May 30, 2007

Automatapoeia



Went to MASS MoCA this weekend and was lucky enough to see one of Theo Jansen's Strandbeests, Animaris Percipiere, in "person." Jansen's sculptures are kinetic sculptures that he has designed using PVC pipes that employ the wind on the beach to move around in the manner of an "organic" being. He simulates the process of natural selection by nurturing, testing and discarding models which do not work. The Strandbeests have reached a level of sophistication where sensors tell them if they have strayed into the water or into the dry sand of the upper beach where they can't walk, and also if conditions are such that they have to drop anchor until a storm passes or more favorable wind conditions occur.

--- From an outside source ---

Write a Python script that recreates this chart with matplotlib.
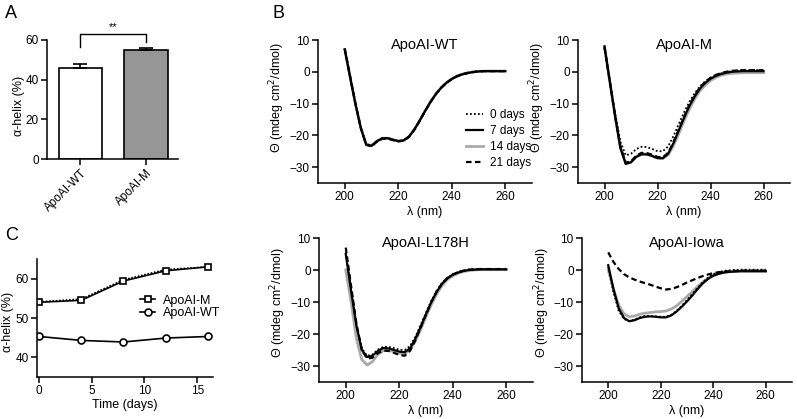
import matplotlib
matplotlib.use('Agg')
import matplotlib.pyplot as plt
import numpy as np

plt.rcParams['font.family'] = ['Liberation Sans', 'DejaVu Sans']
plt.rcParams['font.size'] = 9

# panel A: alpha-helix content
bar_labels = ['ApoAI-WT', 'ApoAI-M']
bar_values = [46.0, 55.2]
bar_err = [1.7, 1.0]
bar_colors = ['white', '#969696']

# panel C: alpha-helix over time
days = [0, 4, 8, 12, 16]
helix_m = [54.0, 54.5, 59.4, 62.0, 63.0]
helix_m_dot = [54.1, 54.8, 59.7, 62.3, 63.0]
helix_wt = [45.3, 44.3, 43.9, 44.9, 45.3]

# panel B: CD spectra (every 2 nm, 200-260 nm)
wl = list(range(200, 261, 2))
spectra = {
    'ApoAI-WT': {
        '0 days':  [7.2, -1.5, -10, -17.5, -22.8, -23.2, -21.8, -20.9, -20.8, -21.3, -21.8, -21.6, -20.4, -18.2, -15.4, -12.4, -9.5, -7.0, -5.0, -3.4, -2.2, -1.3, -0.7, -0.3, 0.0, 0.2, 0.3, 0.3, 0.3, 0.3, 0.3],
        '7 days':  [7.0, -1.7, -10.2, -17.7, -22.9, -23.3, -21.9, -21.0, -20.9, -21.4, -21.8, -21.6, -20.4, -18.2, -15.4, -12.4, -9.6, -7.1, -5.1, -3.5, -2.3, -1.4, -0.8, -0.4, -0.1, 0.1, 0.2, 0.2, 0.2, 0.2, 0.2],
        '14 days': [7.0, -1.6, -10.1, -17.6, -22.8, -23.2, -21.8, -20.9, -20.9, -21.4, -21.8, -21.6, -20.4, -18.1, -15.3, -12.3, -9.5, -7.0, -5.0, -3.4, -2.2, -1.3, -0.7, -0.3, 0.0, 0.1, 0.2, 0.2, 0.2, 0.2, 0.2],
        '21 days': [7.3, -1.4, -10, -17.6, -23.0, -23.5, -22.0, -21.1, -21.0, -21.5, -21.9, -21.7, -20.5, -18.3, -15.5, -12.5, -9.6, -7.1, -5.1, -3.5, -2.3, -1.4, -0.8, -0.4, -0.1, 0.1, 0.2, 0.2, 0.2, 0.2, 0.2],
    },
    'ApoAI-M': {
        '0 days':  [7.5, -3.0, -13.0, -22.0, -26.3, -25.8, -24.3, -23.6, -23.7, -24.3, -25.0, -25.0, -23.5, -20.3, -16.5, -12.8, -9.5, -6.8, -4.6, -3.0, -1.9, -1.1, -0.5, -0.1, 0.2, 0.4, 0.5, 0.5, 0.5, 0.5, 0.5],
        '7 days':  [8.0, -3.0, -14.0, -24.0, -29.0, -28.5, -26.8, -26.0, -26.0, -26.5, -27.2, -27.2, -25.8, -22.5, -18.5, -14.5, -10.8, -7.8, -5.3, -3.5, -2.2, -1.3, -0.7, -0.3, 0.0, 0.1, 0.2, 0.2, 0.2, 0.2, 0.2],
        '14 days': [7.8, -3.2, -14.0, -23.8, -28.8, -28.4, -26.6, -25.8, -25.9, -26.5, -27.0, -27.3, -26.2, -23.3, -19.5, -15.5, -11.8, -8.6, -6.0, -4.2, -2.8, -1.8, -1.1, -0.7, -0.5, -0.4, -0.3, -0.3, -0.3, -0.3, -0.3],
        '21 days': [7.8, -3.0, -13.8, -23.6, -28.6, -28.2, -26.4, -25.5, -25.6, -26.1, -26.8, -26.9, -25.5, -22.2, -18.2, -14.2, -10.5, -7.5, -5.0, -3.2, -1.9, -1.0, -0.4, 0.0, 0.3, 0.4, 0.5, 0.5, 0.5, 0.5, 0.5],
    },
    'ApoAI-L178H': {
        '0 days':  [5.5, -6.0, -17.0, -24.5, -26.8, -26.4, -24.9, -24.0, -24.0, -24.4, -24.9, -25.0, -23.8, -20.9, -17.2, -13.3, -9.6, -6.5, -4.1, -2.4, -1.3, -0.6, -0.2, 0.1, 0.2, 0.3, 0.3, 0.3, 0.3, 0.3, 0.3],
        '7 days':  [5.0, -6.5, -17.5, -25.0, -27.2, -26.8, -25.3, -24.4, -24.5, -25.0, -25.5, -25.7, -24.5, -21.5, -17.8, -13.8, -10.0, -6.8, -4.3, -2.6, -1.5, -0.8, -0.3, 0.0, 0.1, 0.2, 0.2, 0.2, 0.2, 0.2, 0.2],
        '14 days': [0.0, -10.0, -21.5, -28.0, -29.7, -28.6, -26.4, -25.2, -25.1, -25.5, -26.0, -26.1, -25.0, -22.2, -18.6, -14.6, -10.8, -7.5, -4.9, -3.0, -1.8, -1.0, -0.5, -0.2, 0.0, 0.1, 0.1, 0.1, 0.1, 0.1, 0.1],
        '21 days': [7.0, -5.0, -16.8, -25.0, -27.7, -27.4, -26.0, -25.2, -25.3, -25.9, -26.5, -26.8, -25.3, -22.0, -18.0, -13.9, -10.0, -6.7, -4.2, -2.5, -1.4, -0.7, -0.2, 0.1, 0.2, 0.3, 0.3, 0.3, 0.3, 0.3, 0.3],
    },
    'ApoAI-Iowa': {
        '0 days':  [1.0, -7.0, -12.8, -15.3, -16.0, -15.5, -14.8, -14.4, -14.4, -14.5, -14.6, -14.6, -14.0, -12.8, -11.2, -9.4, -7.5, -5.6, -3.8, -2.4, -1.3, -0.7, -0.3, -0.1, 0.0, 0.1, 0.1, 0.1, 0.1, 0.1, 0.1],
        '7 days':  [1.5, -6.0, -12.0, -15.0, -16.0, -15.7, -15.0, -14.6, -14.5, -14.6, -14.8, -14.8, -14.2, -13.0, -11.5, -9.8, -8.0, -6.0, -4.2, -2.8, -1.8, -1.2, -0.8, -0.6, -0.5, -0.4, -0.4, -0.4, -0.4, -0.4, -0.4],
        '14 days': [0.0, -6.0, -11.0, -13.7, -14.6, -14.4, -13.8, -13.5, -13.3, -13.1, -13.0, -12.8, -12.2, -11.2, -9.8, -8.3, -6.8, -5.2, -3.8, -2.6, -1.7, -1.1, -0.7, -0.5, -0.4, -0.3, -0.3, -0.3, -0.3, -0.3, -0.3],
        '21 days': [5.5, 2.5, 0.3, -1.3, -2.3, -3.0, -3.6, -4.1, -4.6, -5.2, -5.7, -6.1, -5.9, -5.4, -4.7, -3.9, -3.2, -2.5, -1.9, -1.4, -1.0, -0.7, -0.5, -0.4, -0.3, -0.3, -0.2, -0.2, -0.2, -0.2, -0.2],
    },
}

line_styles = {
    '0 days':  dict(color='black', lw=1.3, ls=(0, (1, 1.2))),
    '7 days':  dict(color='black', lw=1.6, ls='-'),
    '14 days': dict(color='#aaaaaa', lw=2.0, ls='-'),
    '21 days': dict(color='black', lw=1.6, ls=(0, (2.5, 1.5))),
}
draw_order = ['14 days', '7 days', '0 days', '21 days']
legend_order = ['0 days', '7 days', '14 days', '21 days']

W, H = 797, 419
fig = plt.figure(figsize=(W / 100, H / 100), dpi=100)


def px_axes(left, top, right, bottom):
    return fig.add_axes([left / W, 1 - bottom / H, (right - left) / W, (bottom - top) / H])


def prism(ax):
    for s in ['top', 'right']:
        ax.spines[s].set_visible(False)
    for s in ['left', 'bottom']:
        ax.spines[s].set_linewidth(1.1)
    ax.tick_params(direction='out', length=4, width=1.1, labelsize=8.5, pad=2)


# ---- A ----
axA = px_axes(47, 40, 178, 159)
xpos = np.arange(len(bar_labels))
axA.bar(xpos, bar_values, width=0.66, color=bar_colors, edgecolor='black', linewidth=1.2,
        yerr=[[0, 0], bar_err], capsize=5, error_kw=dict(elinewidth=1.2, capthick=1.2))
axA.set_xlim(-0.51, 1.49)
axA.set_ylim(0, 60)
axA.set_yticks([0, 20, 40, 60])
axA.set_xticks(xpos)
axA.set_xticklabels(bar_labels, rotation=45, ha='right', rotation_mode='anchor')
axA.set_ylabel('α-helix (%)')
axA.yaxis.set_label_coords(-0.17, 0.45)
prism(axA)
axA.plot([0, 0, 1, 1], [56.5, 63, 63, 59], color='black', lw=1.0, clip_on=False)
axA.text(0.5, 64, '**', ha='center', va='bottom', fontsize=8)
fig.text(5 / W, 1 - 18 / H, 'A', fontsize=13)

# ---- C ----
axC = px_axes(37, 259, 213, 377)
axC.plot(days, helix_m_dot, color='black', lw=1.2, ls=(0, (1, 1)))
axC.plot(days, helix_m, color='black', lw=1.2, marker='s', ms=5, mfc='white', mew=1.2, label='ApoAI-M')
axC.plot(days, helix_wt, color='black', lw=1.2, marker='o', ms=5, mfc='white', mew=1.2, label='ApoAI-WT')
axC.set_xlim(-0.2, 16.5)
axC.set_ylim(35, 65)
axC.set_xticks([0, 5, 10, 15])
axC.set_yticks([40, 50, 60])
axC.set_xlabel('Time (days)', labelpad=1)
axC.set_ylabel('α-helix (%)')
axC.yaxis.set_label_coords(-0.13, 0.47)
prism(axC)
axC.legend(loc='upper left', bbox_to_anchor=(0.55, 0.75), frameon=False, fontsize=9,
           handlelength=1.2, handletextpad=0.6, labelspacing=0.05, borderpad=0)
fig.text(5 / W, 1 - 240 / H, 'C', fontsize=13)

# ---- B ----
boxes = {
    'ApoAI-WT': (318, 40, 532, 183),
    'ApoAI-M': (578, 40, 790, 183),
    'ApoAI-L178H': (319, 238, 533, 382),
    'ApoAI-Iowa': (582, 238, 792, 382),
}
ylab_y = {'ApoAI-WT': 0.6, 'ApoAI-M': 0.6, 'ApoAI-L178H': 0.55, 'ApoAI-Iowa': 0.55}
for name, box in boxes.items():
    ax = px_axes(*box)
    for key in draw_order:
        ax.plot(wl, spectra[name][key], label=key, **line_styles[key])
    ax.set_xlim(190, 270)
    ax.set_ylim(-35, 10)
    ax.set_xticks([200, 220, 240, 260])
    ax.set_yticks([-30, -20, -10, 0, 10])
    ax.set_xlabel('λ (nm)', labelpad=2)
    ax.set_ylabel('Θ (mdeg cm$^2$/dmol)')
    ax.yaxis.set_label_coords(-0.145, ylab_y[name])
    ax.text(0.5, 0.965, name, transform=ax.transAxes, ha='center', va='center', fontsize=10.5)
    prism(ax)
    if name == 'ApoAI-WT':
        handles, labels = ax.get_legend_handles_labels()
        hmap = dict(zip(labels, handles))
        ax.legend([hmap[k] for k in legend_order], legend_order, loc='upper left',
                  bbox_to_anchor=(0.665, 0.56), frameon=False, fontsize=8.5,
                  handlelength=1.4, handletextpad=0.6, labelspacing=0.35, borderpad=0)
fig.text(273 / W, 1 - 18 / H, 'B', fontsize=13)

fig.savefig('out.png', dpi=100)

Jansen is another one of these people who are challenging the notion of "Artificial Intelligence," with the concept that, if it acts like it is alive, then perhaps it is alive; sort of like the programmer of the A.L.I.C.E. program who controversially won some AI competitions because his program acted as though it could hold a conversation, based on generic linguistic prompts. The AI community eventually denounced him because the program did not conform to the standards set that determine what "cognition" is, despite the fact, that, to the participant, the program exhibited every characteristic of being "alive."

Jansen hopes to some day release his creations into the wild and allow them to live out their own autonomous lives--to the eye, creatures, despite the fact that they are inorganic. Looking at the Animaric Percipiere got me thinking about poetics, the idea of authorship and the agency we attribute to poems and the creators of poems. It struck me that Jansen's sculptures correspond to my idea of poetics in some pretty profound ways. What I wish to do with poems is to give the veneer of 'intent,' without actually imbuing them with any intent as such. The poem exhibits all of the trappings of life, yet it is inert. It can exist in the wild following the program of its own primitive existence, yet it is only a simulacra, not a living, breathing thing. Yet the difference between the poem and the author seems ultimately academic. I may be an organic being, but generally what I do is react to outside stimuli in a way that is somehow hardwired or preordained. The rituals of my consciousness are not so very different from the programed motions of the Strandbeests. The beauty of the sculptures lies both in their ability to function autonomously, and to the way that they are also avatars of Jansen's own consciousness.

What I want for my poems is to give the illusion of intent, of life, of quickness without instilling in them any actual 'intent' as regards the traditional understandings of cognition. They will make their small motions and protect themselves, as they have been fashioned; but their actual purpose or intent is as obscure as my own actual purpose or intent. If adequately fashioned, they will stumble their way into the world and persevere. Much in the same manner that I, myself, have. Ultimately their purpose is ambiguous, as is the purpose of the herd of Stranbeests lurching along the shore, to eventually dissolve into the sea or to wind up as skeletal debris.

Gazing at the lattice of the Strandbeest I wondered about the Romantic 'I,' and the sacred conventions of art that dictate that the creations of I should be merely shed skins, the scratchings and leavings of I and not entities unto themselves--that the poem I write is simply a trace of my own unmalleable consciousness. That my consciousness exists at all. Perhaps it is the poems that create the person and not vice versa. Most of the time I feel not altogether different from a Strandbeest, lurching around in my preordained ways, my eyes blank windows on the word--betraying every semblance of consciousness, but yet I am merely a process, as the poems themselves are processes. When the wind blows too strong I hammer my little stake into the sand and wait for more hospitable gusts and when the wind blows favorably I scrawl my poems, who, in turn will do the same. Someday you will find them on the beach, fanning their fragile wings and nailing their nails into the strand--perhaps even when I am a significantly less animate but perhaps no less sentient skeleton.

2 comments:

Elisa said...

The question is really more whether the program is conscious than "alive" ... I think "alive" is more well-defined than "conscious."

Mark Lamoureux said...

Yes. I am certain that I am alive, but how can I be certain that I am really "conscious," or conscious to a greater extent than and object or a program.